The movie also features and was shot almost entirely in the St. Louis area, including the Thanksgiving Dinner scenes, which were filmed in a private home off Conway Road located at #2 Frontenac Place in west St. Louis County, and Nora's house, which was in the Dogtown neighborhood of the City of St. Louis northwest of the intersection of Hampton and Manchester Avenues at 1521 W. Billon Avenue.
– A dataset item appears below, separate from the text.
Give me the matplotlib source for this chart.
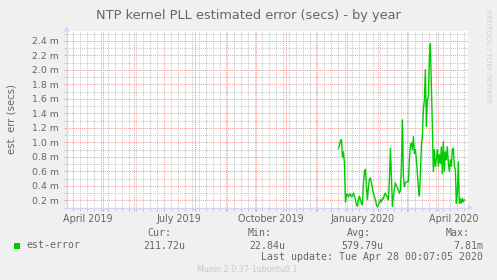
import matplotlib
matplotlib.use('Agg')
import matplotlib.pyplot as plt
import matplotlib.dates as mdates
from matplotlib.ticker import MultipleLocator, FuncFormatter, NullFormatter
from matplotlib.patches import Rectangle, Polygon
import pandas as pd

W, H = 497, 280

# daily averages of the NTP estimated error, in milliseconds
first_day = '2019-12-23'
est_error_ms = [
    0.92, 0.96, 1.02, 1.04, 0.80, 0.87, 0.71, 0.18, 0.28, 0.29,
    0.25, 0.28, 0.29, 0.25, 0.26, 0.30, 0.26, 0.21, 0.14, 0.12,
    0.21, 0.26, 0.21, 0.16, 0.14, 0.44, 0.60, 0.63, 0.39, 0.21,
    0.39, 0.49, 0.51, 0.44, 0.37, 0.30, 0.25, 0.21, 0.14, 0.11,
    0.14, 0.17, 0.21, 0.18, 0.23, 0.22, 0.28, 0.30, 0.26, 0.25,
    0.21, 0.48, 0.92, 0.53, 0.12, 0.25, 0.37, 0.44, 0.41, 0.37,
    0.34, 0.30, 0.34, 0.67, 1.31, 0.53, 0.39, 0.44, 0.46, 0.46,
    0.46, 0.76, 0.96, 0.99, 0.90, 1.08, 0.85, 0.90, 0.76, 0.57,
    0.37, 0.26, 0.57, 0.94, 1.10, 1.45, 1.58, 2.00, 1.22, 1.58,
    1.63, 2.18, 2.36, 1.77, 1.22, 0.60, 0.90, 0.67, 0.76, 0.90,
    0.67, 0.83, 0.71, 0.94, 0.57, 1.01, 0.60, 0.87, 0.76, 0.94,
    0.71, 0.60, 0.76, 0.67, 0.90, 0.92, 0.67, 0.63, 0.16, 0.30,
    0.73, 0.16, 0.22, 0.16, 0.23, 0.18, 0.21,
]

x_start, x_end = '2019-03-26', '2020-04-30 16:00'
y_min, y_max = 0.1, 2.535

xtick_dates = ['2019-04-16', '2019-07-16', '2019-10-16', '2020-01-16', '2020-04-16']
xtick_labels = ['April 2019', 'July 2019', 'October 2019', 'January 2020', 'April 2020']

legend_headers = ['Cur:', 'Min:', 'Avg:', 'Max:']
legend_values = ['211.72u', '22.84u', '579.79u', '7.81m']

BG = '#F0F0F0'
FONT = '#666666'
AXIS = '#CFD6F8'
MGRID = '#F2A0A0'
GRID = '#C8C8C8'
GREEN = '#00CC00'


def fx(x):
    return x / W


def fy(y):
    return 1 - y / H


days = pd.date_range(first_day, periods=len(est_error_ms), freq='D')

fig = plt.figure(figsize=(W / 100, H / 100), dpi=100, facecolor=BG)
left, right, top, bottom = 66.7, 468, 31, 207.7
ax = fig.add_axes([fx(left), fy(bottom), fx(right) - fx(left), fy(top) - fy(bottom)])
ax.set_facecolor('white')

ax.plot(days, est_error_ms, color=GREEN, lw=1.0, zorder=3)

ax.set_xlim(pd.Timestamp(x_start), pd.Timestamp(x_end))
ax.set_ylim(y_min, y_max)

ax.yaxis.set_major_locator(MultipleLocator(0.2))
ax.yaxis.set_minor_locator(MultipleLocator(0.1))
ax.yaxis.set_major_formatter(FuncFormatter(lambda v, _: f'{v:.1f} m'))
ax.xaxis.set_major_locator(mdates.MonthLocator())
ax.xaxis.set_minor_locator(mdates.WeekdayLocator(byweekday=mdates.MO))
ax.xaxis.set_major_formatter(NullFormatter())

dots = (0, (1, 1))
ax.grid(which='minor', color=GRID, ls=dots, lw=0.75, zorder=1)
ax.grid(which='major', color=MGRID, ls=dots, lw=0.75, zorder=2)
ax.set_axisbelow(True)

ax.tick_params(which='both', direction='out', length=2.5, width=0.75)
ax.tick_params(which='major', color=MGRID)
ax.tick_params(which='minor', color=GRID)
ax.tick_params(axis='y', which='major', pad=3.0, labelsize=6.75, labelcolor=FONT)

for s in ('top', 'right'):
    ax.spines[s].set_visible(False)
for s in ('left', 'bottom'):
    ax.spines[s].set_color(AXIS)
    ax.spines[s].set_linewidth(1.0)

for d, lab in zip(xtick_dates, xtick_labels):
    ax.text(pd.Timestamp(d), (bottom - 221.7) / (bottom - top), lab,
            transform=ax.get_xaxis_transform(), ha='center', va='baseline',
            fontsize=6.9, color=FONT)

# axis arrows
fig.add_artist(Polygon([(fx(63.7), fy(31.5)), (fx(69.7), fy(31.5)), (fx(66.7), fy(26.5))],
                       closed=True, color=AXIS, transform=fig.transFigure, lw=0))
fig.add_artist(Polygon([(fx(468), fy(204.7)), (fx(468), fy(210.7)), (fx(473), fy(207.7))],
                       closed=True, color=AXIS, transform=fig.transFigure, lw=0))

fig.text(fx(248.7), fy(19), 'NTP kernel PLL estimated error (secs) - by year',
         ha='center', va='baseline', fontsize=9.3, color=FONT)
fig.text(fx(12), fy(119), 'est. err (secs)', rotation=90,
         ha='center', va='center', fontsize=7.3, color=FONT)
fig.text(fx(488), fy(56), 'RRDTOOL / TOBI OETIKER', rotation=270,
         ha='center', va='center', fontsize=5.3, color='#D0D0D0')

# legend block
mono = dict(family='DejaVu Sans Mono', fontsize=7.15, color=FONT, va='baseline')
fig.add_artist(Rectangle((fx(14), fy(248.5)), fx(6), fy(242.5) - fy(248.5),
                         color=GREEN, transform=fig.transFigure, lw=0))
fig.text(fx(26), fy(248.5), 'est-error', ha='left', **mono)
head_right = [171.7, 271.7, 371, 470]
val_right = [185, 285, 383.3, 483.3]
for hx, vx, h, v in zip(head_right, val_right, legend_headers, legend_values):
    fig.text(fx(hx), fy(236), h, ha='right', **mono)
    fig.text(fx(vx), fy(249), v, ha='right', **mono)
fig.text(fx(482.7), fy(259.5), 'Last update: Tue Apr 28 00:07:05 2020', ha='right', **mono)
fig.text(fx(247.5), fy(272), 'Munin 2.0.37-1ubuntu0.1', ha='center', va='baseline',
         fontsize=5.8, color='#C8C8C8')

fig.savefig('out.png', dpi=100, facecolor=BG)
The film also originally shot scenes which followed a subplot in the film, in which Max (James Spader) and his boss Rosemary (Kathy Bates) start working for a new client at their advertising agency. In the book, this woman is named Stephanie Deluc. Both Max and Rosemary have a difficult relationship with her throughout the novel, culminating in Max losing his temper with her later on and losing his job because of it. Gina Gershon was cast as Stephanie Deluc in the film, and shot many scenes, presumably following this subplot of the novel. However, for reasons unknown, the studio removed all the scenes, which meant that Gershon's entire role ended up on the cutting room floor, and she no longer appears in the film. This also meant that Kathy Bates's role of Rosemary, Max's boss, was greatly reduced, now appearing very briefly in the finished film in a couple of scenes, in only one of which she has some dialogue.

In the January 1995 issue of Movieline magazine, Susan Sarandon revealed she was very nervous before doing the infamous oral sex scene with James Spader.

== Home media ==
White Palace was released on VHS on March 21, 1991 & released on Laserdisc in 1993 by MCA/Universal Home Video. GoodTimes Entertainment released the film via DVD on May 1, 2001. The DVD was released on March 1, 2005, from Universal's Studio Collections after the DVD release in UK. The Blu-ray was released on October 30, 2017, in United Kingdom (which was never released in United States) by Fabulous Films Limited. Alliance Entertainment put out the film on Blu-ray in the United States on June 23, 2026.

== Reception ==
White Palace received mixed reviews from critics. On Rotten Tomatoes, it has a 48% approval rating based on 29 reviews, with an average score of 5.8/10. Metacritic, which uses a weighted average, assigned the a score of 66 out of 100, based on 21 critics, indicating "generally favorable" reviews.

Roger Ebert wrote that the film is at its best when exploring the two main leads' "nonconforming relationship" outside of their social circles and suffers when going through the "same sappy romantic clichés as countless other love stories." He concluded: "And yet there's a lot that's good in "White Palace," involving the heart as well as the mind." Gene Siskel of the Chicago Tribune wrote that "the film manages to avoid the more interesting problem area of what will happen to the couple once they decide to settle down and live openly together. Both principals, however, are good in their limited roles." Entertainment Weeklys Owen Gleiberman gave the film a "B−" grade, calling it "yet another bogus movie about class differences" that wants its audience to laugh at the characters' "most superficial traits", but praised Spader and Sarandon for bringing "a shaggy sense of fun" to their roles, saying they "make White Palace worth seeing, but too often they're fighting the movie's smugness." Janet Maslin of The New York Times was critical of the "unconvincing" production design of the "nouveau riche" and "squalid" sides of St. Louis and the "badly cast" supporting characters for diminishing the overall plot, but gave praise to Spader and Sarandon for elevating the "many preconceptions and clichés" throughout the material, highlighting the latter for giving "a zesty, spirited, fully formed performance".